71 views Asked by At

I'm trying to expand a dataframe based on the value of a column, using parallel cores with multidplyr (using dplyr). Since the command uncount() does not work with multidplyr, I am using default rep function. I get an error.

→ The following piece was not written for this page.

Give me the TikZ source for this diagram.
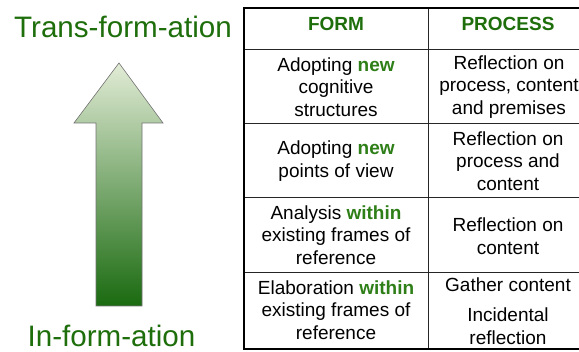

Below a MWE, where I want to parallelise according to YEAR (2010 and 2020) and then expand using FACTOR variable for each ID.

library(dplyr)
library(multidplyr)

set.seed(123)
df <- data.frame(ID = rep(1:4, 2), 
                 YEAR = c(rep(2010,4),rep(2020,4)),
                 FACTOR = floor(runif(8,1,10)))

cluster <- new_cluster(2)

# Parallelised dataset, by YEAR
df2 <- df %>% group_by(YEAR) %>% partition(cluster)

# This code works without parallelisation (notice I need to group by YEAR too)
df %>% 
  group_by(ID,YEAR) %>% 
  slice(rep(1:n(), first(FACTOR))) %>%
  arrange(ID, YEAR, FACTOR) %>%
  collect()

# This code produces an error
df2 %>% 
  group_by(ID) %>% 
  # uncount(Factor, .remove = FALSE) %>% BUG, NOT WORKING YET
  slice(rep(1:n(), first(Factor))) %>%
  arrange(ID, YEAR, FACTOR) %>%
  collect()

The error I get is

Error in `cluster_call()`:
! Remote computation failed in worker 1
Caused by error:
ℹ In argument: `rep(1:n(), first(FACTOR))`.
ℹ In group 1: `ID = 1`.
Caused by error in `n()`:
! could not find function "n"

It's probably trivial but haven't found a solution.

1

There are 1 answers

0
luchonacho On

Noob mistake. I had to pass the library to the clusters using

cluster_library(cluster, "dplyr")